Directive:
Using the records below, copy exactly the part that opens with the line holding "Output the web" and closes with the line holding "const seriesNames = ['Yield', 'US", minus the pictures.

Data section:
--- --- ---

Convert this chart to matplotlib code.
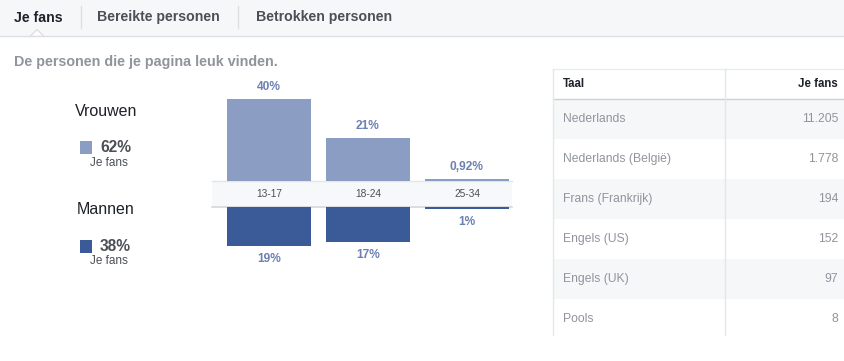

--- --- ---

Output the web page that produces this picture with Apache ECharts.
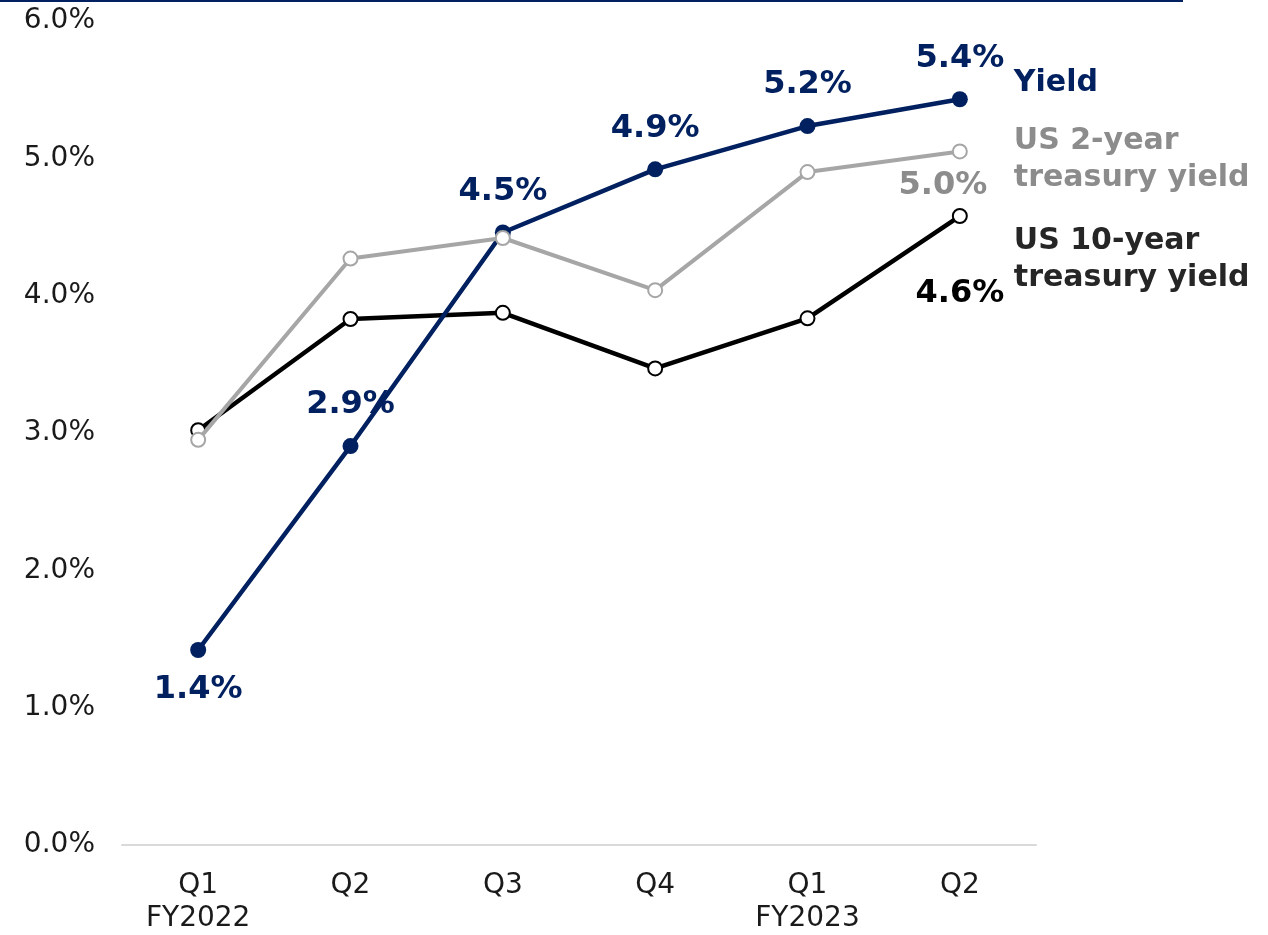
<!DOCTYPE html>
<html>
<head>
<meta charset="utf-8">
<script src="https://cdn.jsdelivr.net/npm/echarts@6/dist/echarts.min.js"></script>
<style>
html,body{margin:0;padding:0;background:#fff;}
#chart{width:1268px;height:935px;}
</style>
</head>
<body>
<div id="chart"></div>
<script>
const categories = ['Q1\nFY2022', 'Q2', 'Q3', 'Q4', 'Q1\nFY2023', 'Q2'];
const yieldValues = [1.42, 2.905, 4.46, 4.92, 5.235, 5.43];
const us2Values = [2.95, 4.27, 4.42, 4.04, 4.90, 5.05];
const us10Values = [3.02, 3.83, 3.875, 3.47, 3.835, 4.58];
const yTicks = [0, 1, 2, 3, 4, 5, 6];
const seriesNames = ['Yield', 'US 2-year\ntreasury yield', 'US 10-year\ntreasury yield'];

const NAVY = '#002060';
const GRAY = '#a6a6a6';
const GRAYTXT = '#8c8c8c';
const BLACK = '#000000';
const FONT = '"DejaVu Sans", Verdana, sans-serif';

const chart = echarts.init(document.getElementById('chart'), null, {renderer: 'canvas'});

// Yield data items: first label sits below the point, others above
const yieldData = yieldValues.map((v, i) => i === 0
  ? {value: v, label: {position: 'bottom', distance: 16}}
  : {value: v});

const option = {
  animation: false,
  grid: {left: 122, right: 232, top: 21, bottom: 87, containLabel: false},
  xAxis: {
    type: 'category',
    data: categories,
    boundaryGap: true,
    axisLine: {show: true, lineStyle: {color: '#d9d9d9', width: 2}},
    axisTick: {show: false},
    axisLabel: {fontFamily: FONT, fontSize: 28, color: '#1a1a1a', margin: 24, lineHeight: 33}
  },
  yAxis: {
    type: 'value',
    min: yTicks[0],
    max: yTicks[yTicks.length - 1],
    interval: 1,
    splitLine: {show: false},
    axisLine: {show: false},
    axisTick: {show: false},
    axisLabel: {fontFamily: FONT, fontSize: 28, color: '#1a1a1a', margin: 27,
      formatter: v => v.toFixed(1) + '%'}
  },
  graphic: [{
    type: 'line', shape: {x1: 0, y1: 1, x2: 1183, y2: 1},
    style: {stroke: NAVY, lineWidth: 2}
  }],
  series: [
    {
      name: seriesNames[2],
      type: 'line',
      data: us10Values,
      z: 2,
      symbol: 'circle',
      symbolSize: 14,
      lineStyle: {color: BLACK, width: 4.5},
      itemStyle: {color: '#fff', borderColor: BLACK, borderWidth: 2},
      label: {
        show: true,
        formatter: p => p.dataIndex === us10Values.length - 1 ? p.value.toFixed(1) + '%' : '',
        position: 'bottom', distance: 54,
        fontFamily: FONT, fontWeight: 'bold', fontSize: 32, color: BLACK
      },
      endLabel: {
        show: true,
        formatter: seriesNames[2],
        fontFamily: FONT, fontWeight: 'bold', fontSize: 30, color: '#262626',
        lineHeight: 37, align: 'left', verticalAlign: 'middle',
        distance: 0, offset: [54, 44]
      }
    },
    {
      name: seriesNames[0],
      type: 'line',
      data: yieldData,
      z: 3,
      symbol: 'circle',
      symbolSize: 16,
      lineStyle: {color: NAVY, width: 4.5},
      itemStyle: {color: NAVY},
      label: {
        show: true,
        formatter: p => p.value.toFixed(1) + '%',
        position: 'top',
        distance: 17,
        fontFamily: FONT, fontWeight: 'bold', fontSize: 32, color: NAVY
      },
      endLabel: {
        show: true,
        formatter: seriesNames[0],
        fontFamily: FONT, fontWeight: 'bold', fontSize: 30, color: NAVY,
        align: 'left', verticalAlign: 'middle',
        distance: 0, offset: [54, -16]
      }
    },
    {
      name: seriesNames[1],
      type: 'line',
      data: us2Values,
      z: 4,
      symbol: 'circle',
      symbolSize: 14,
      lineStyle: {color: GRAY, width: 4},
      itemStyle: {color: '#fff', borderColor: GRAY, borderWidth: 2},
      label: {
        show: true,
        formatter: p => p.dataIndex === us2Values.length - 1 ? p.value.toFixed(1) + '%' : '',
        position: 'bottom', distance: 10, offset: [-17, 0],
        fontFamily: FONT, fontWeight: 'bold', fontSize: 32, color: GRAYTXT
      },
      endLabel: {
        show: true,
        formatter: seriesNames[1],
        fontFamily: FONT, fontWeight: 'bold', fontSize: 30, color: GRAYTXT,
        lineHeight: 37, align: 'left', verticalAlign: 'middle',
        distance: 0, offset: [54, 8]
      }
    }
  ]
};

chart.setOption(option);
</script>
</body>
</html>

--- --- ---

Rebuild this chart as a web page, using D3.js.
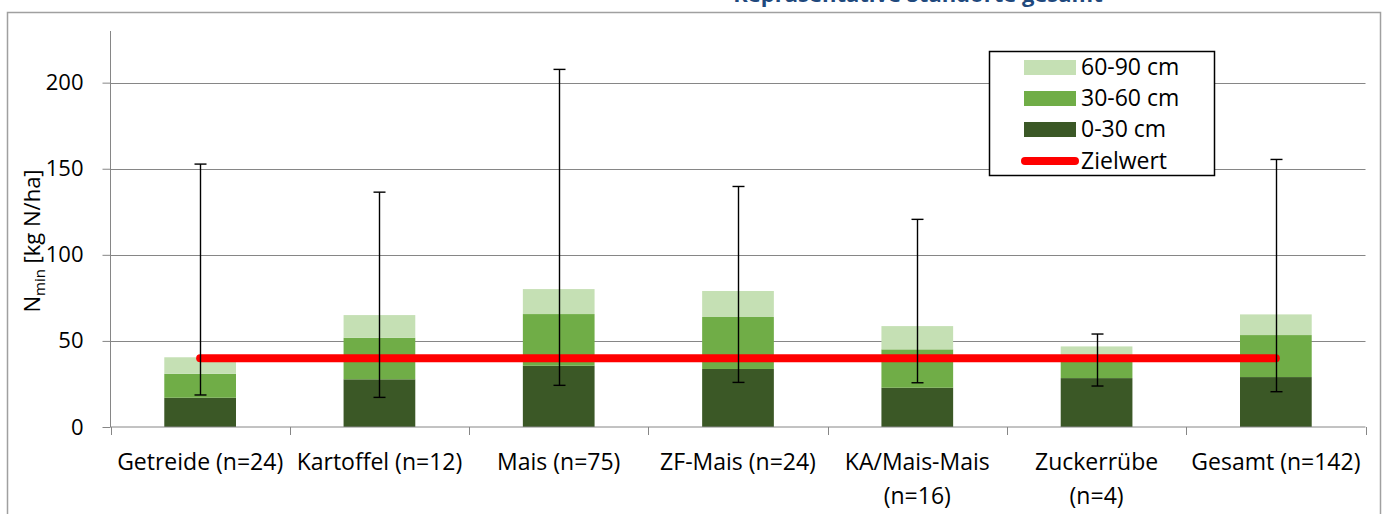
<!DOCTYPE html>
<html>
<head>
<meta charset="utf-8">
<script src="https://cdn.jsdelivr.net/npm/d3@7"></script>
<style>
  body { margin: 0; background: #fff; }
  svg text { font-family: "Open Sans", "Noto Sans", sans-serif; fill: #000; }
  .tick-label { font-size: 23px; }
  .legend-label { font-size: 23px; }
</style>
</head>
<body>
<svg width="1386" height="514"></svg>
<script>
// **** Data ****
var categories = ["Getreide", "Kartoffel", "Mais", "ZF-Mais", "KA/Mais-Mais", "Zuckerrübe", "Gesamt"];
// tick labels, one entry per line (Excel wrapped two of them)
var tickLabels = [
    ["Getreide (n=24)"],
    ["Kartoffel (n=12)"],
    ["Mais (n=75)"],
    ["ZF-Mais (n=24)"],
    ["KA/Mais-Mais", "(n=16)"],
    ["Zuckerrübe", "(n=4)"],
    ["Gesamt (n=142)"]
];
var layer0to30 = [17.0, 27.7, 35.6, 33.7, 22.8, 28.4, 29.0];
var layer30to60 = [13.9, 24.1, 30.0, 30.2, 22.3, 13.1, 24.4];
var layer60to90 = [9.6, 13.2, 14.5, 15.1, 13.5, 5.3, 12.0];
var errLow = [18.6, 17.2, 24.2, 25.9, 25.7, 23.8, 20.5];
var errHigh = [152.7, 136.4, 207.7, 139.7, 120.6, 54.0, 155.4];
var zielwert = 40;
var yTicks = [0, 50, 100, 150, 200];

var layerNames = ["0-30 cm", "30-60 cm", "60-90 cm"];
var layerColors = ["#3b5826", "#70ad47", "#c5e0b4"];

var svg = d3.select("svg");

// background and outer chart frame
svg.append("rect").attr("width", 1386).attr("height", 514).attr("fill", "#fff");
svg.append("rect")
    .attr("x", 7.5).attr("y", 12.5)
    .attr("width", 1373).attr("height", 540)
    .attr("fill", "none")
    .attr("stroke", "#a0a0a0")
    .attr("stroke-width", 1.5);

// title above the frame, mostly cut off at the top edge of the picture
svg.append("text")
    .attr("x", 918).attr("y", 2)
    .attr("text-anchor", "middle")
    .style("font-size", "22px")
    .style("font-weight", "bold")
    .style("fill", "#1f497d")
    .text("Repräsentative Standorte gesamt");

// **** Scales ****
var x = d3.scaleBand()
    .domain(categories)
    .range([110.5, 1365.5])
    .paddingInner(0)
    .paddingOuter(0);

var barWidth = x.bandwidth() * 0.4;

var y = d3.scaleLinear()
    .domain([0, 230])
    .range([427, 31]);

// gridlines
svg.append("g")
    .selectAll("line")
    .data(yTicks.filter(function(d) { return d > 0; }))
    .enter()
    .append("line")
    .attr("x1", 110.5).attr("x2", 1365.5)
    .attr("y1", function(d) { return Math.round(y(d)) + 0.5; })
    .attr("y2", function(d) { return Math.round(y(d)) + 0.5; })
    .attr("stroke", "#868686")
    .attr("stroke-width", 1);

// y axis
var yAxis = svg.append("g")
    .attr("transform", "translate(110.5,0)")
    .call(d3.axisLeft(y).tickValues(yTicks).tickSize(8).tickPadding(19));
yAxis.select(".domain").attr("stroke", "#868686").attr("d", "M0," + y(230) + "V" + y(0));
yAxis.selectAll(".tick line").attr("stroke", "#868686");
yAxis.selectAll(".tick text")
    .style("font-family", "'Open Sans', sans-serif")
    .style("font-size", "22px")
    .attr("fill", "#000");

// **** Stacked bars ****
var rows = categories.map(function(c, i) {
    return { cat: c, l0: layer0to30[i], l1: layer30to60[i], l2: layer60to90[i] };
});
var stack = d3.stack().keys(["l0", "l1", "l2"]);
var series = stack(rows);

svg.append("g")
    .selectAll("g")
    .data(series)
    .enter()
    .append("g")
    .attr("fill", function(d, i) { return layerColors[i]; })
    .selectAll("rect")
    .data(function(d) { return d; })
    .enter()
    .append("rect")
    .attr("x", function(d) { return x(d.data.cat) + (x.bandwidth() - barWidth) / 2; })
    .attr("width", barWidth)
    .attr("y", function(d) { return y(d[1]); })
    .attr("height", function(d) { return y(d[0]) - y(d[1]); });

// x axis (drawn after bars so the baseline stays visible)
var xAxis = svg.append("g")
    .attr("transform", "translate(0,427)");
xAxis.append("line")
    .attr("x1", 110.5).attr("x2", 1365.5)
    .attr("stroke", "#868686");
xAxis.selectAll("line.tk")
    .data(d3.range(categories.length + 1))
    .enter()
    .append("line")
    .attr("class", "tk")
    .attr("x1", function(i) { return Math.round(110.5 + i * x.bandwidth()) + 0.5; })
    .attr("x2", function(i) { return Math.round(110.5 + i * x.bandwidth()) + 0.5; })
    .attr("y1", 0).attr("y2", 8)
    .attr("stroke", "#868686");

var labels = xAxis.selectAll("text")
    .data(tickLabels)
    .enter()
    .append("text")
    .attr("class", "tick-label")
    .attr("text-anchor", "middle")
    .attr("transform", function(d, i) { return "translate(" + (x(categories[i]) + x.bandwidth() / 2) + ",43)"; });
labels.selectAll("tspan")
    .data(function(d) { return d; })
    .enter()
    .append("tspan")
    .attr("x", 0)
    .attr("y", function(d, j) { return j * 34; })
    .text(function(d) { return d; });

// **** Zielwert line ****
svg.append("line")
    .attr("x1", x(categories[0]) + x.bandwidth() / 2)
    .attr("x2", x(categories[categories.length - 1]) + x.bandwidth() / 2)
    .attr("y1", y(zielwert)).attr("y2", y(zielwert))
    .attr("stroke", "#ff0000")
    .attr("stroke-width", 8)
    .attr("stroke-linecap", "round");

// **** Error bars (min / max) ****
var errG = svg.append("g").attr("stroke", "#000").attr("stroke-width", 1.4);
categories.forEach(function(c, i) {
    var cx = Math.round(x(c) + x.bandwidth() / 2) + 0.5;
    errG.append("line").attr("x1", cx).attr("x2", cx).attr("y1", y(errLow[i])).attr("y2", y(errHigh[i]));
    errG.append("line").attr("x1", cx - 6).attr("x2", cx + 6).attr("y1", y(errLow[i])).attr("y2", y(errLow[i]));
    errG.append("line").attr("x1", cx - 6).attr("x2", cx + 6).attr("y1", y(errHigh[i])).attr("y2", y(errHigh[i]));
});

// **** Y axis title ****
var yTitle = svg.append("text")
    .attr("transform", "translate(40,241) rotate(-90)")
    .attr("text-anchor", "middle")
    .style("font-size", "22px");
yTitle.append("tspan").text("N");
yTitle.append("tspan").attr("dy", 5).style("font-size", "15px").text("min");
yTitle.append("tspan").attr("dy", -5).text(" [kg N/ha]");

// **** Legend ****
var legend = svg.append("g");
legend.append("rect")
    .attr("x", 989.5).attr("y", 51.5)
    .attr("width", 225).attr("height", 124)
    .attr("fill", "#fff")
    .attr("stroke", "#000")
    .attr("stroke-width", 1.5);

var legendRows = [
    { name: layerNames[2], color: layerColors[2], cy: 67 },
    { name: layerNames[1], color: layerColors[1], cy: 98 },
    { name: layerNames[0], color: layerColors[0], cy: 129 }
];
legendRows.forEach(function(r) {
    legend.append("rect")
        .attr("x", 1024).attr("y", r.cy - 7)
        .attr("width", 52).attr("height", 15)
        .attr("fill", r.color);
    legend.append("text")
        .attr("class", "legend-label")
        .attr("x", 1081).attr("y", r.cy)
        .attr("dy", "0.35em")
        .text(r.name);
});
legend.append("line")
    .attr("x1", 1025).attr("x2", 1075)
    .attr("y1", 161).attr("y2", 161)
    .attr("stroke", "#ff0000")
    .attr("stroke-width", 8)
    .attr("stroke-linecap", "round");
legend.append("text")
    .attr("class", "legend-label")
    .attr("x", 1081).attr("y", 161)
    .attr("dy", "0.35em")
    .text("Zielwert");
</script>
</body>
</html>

--- --- ---

Exercise result:
Output the web page that produces this picture with Apache ECharts.
<!DOCTYPE html>
<html>
<head>
<meta charset="utf-8">
<script src="https://cdn.jsdelivr.net/npm/echarts@6/dist/echarts.min.js"></script>
<style>
html,body{margin:0;padding:0;background:#fff;}
#chart{width:1268px;height:935px;}
</style>
</head>
<body>
<div id="chart"></div>
<script>
const categories = ['Q1\nFY2022', 'Q2', 'Q3', 'Q4', 'Q1\nFY2023', 'Q2'];
const yieldValues = [1.42, 2.905, 4.46, 4.92, 5.235, 5.43];
const us2Values = [2.95, 4.27, 4.42, 4.04, 4.90, 5.05];
const us10Values = [3.02, 3.83, 3.875, 3.47, 3.835, 4.58];
const yTicks = [0, 1, 2, 3, 4, 5, 6];
const seriesNames = ['Yield', 'US 2-year\ntreasury yield', 'US 10-year\ntreasury yield'];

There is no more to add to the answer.